Marjan Aminpour along side her younger sisters Bahar and Layla have bought an old pasty shop and decides to creating a Persian cafe called Babylon. The scents of cinnamon, rosebuds and cardamon float out into the streets and changes the lives of the people in the village. A people fed on boiled cabbage and Guinness.
The local "king" of the village, Thomas McGuire is not happy about the new cafe. He allready owns most of the town and he wanted the shop for himself. He is set in his ways and he wants that space at all costs.
Marjan starts her cooking, and the reader gets 11 recipes along the way. Bahran learns to forget the past and young Layla will find love.
Their first guest to the cafe is Father Fergal Mahoney and after awhile more follow, among them the previous owner Estell Delmecio who sees in the sisters the children she never got, and the villages hairdresser Fiona who has her own reasons to dislike Thomas McGuire. The sisters has some welocmed friend in a village that looks on them like intruders.

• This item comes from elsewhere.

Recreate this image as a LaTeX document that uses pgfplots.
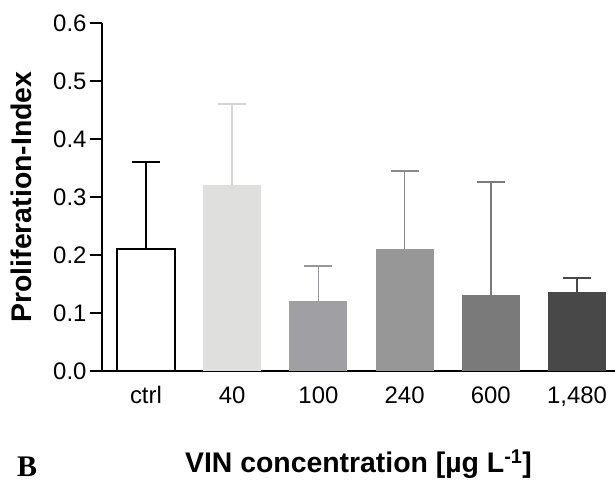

Can they hide from their past in Iran or will it come back to haunt them and break the peaceful lives they try to build for themselves?
This a lovely and rich book that make you long for good food and company. Mehrans language flows and her words come at an ease. It's a book that is hard to put down and I loved it from the start. You can read it for several reasons, a look back at 80-s Ireland, 70-s Iran, a way to find new recipes, to read about friendship or love, or just to enjoy all of these things that come together in a great mix.